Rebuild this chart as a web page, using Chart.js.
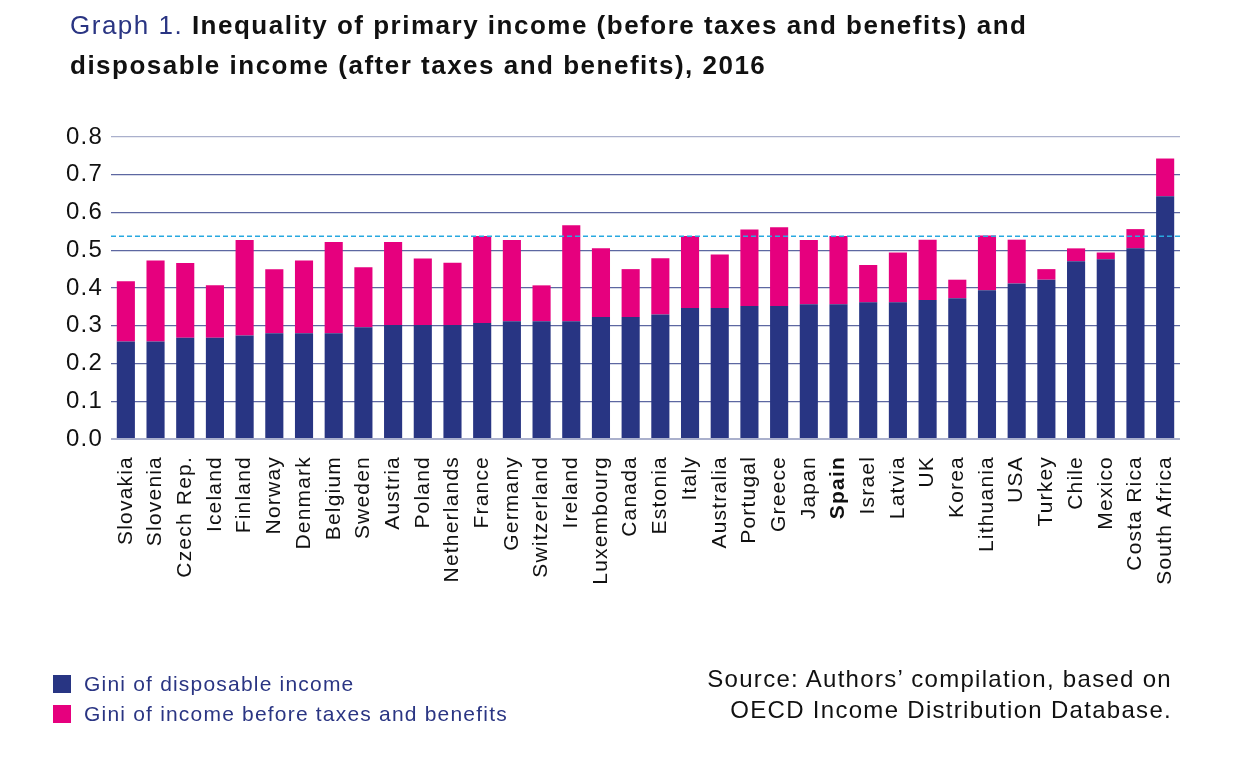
....................
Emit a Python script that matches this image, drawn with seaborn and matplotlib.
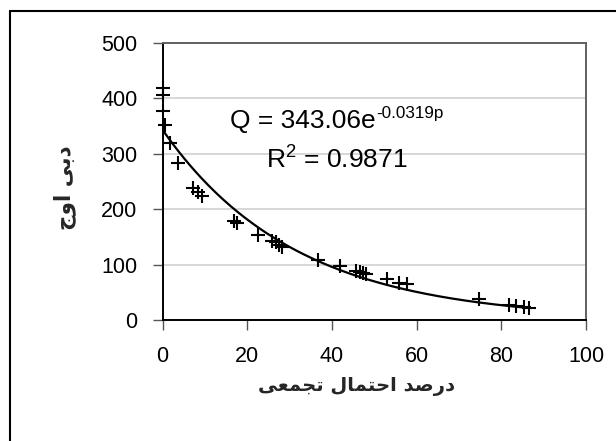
....................
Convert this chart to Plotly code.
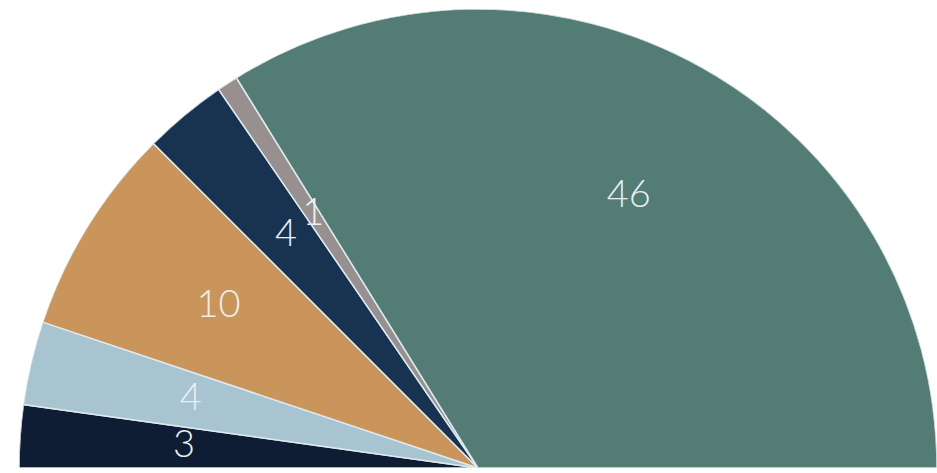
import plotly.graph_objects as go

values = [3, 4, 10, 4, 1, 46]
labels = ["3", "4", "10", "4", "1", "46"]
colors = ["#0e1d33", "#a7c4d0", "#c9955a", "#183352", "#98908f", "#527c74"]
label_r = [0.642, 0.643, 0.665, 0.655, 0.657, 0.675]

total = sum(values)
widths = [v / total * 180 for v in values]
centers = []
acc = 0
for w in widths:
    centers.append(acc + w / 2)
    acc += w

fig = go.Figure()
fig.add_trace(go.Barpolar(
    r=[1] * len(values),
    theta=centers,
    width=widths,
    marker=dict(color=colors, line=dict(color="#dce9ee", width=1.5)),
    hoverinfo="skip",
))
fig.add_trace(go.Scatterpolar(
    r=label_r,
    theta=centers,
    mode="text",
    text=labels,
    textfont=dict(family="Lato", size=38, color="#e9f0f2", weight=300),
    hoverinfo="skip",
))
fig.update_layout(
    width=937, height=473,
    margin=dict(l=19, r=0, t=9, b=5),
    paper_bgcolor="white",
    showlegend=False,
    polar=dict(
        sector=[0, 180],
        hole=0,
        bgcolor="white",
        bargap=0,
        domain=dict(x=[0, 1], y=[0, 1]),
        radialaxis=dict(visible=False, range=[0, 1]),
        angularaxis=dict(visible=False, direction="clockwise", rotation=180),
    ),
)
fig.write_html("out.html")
....................
Identify each line in the records above containing the word "this"; copy those lines.

▸ WRITTEN SOLUTION:
Rebuild this chart as a web page, using Chart.js.
Emit a Python script that matches this image, drawn with seaborn and matplotlib.
Convert this chart to Plotly code.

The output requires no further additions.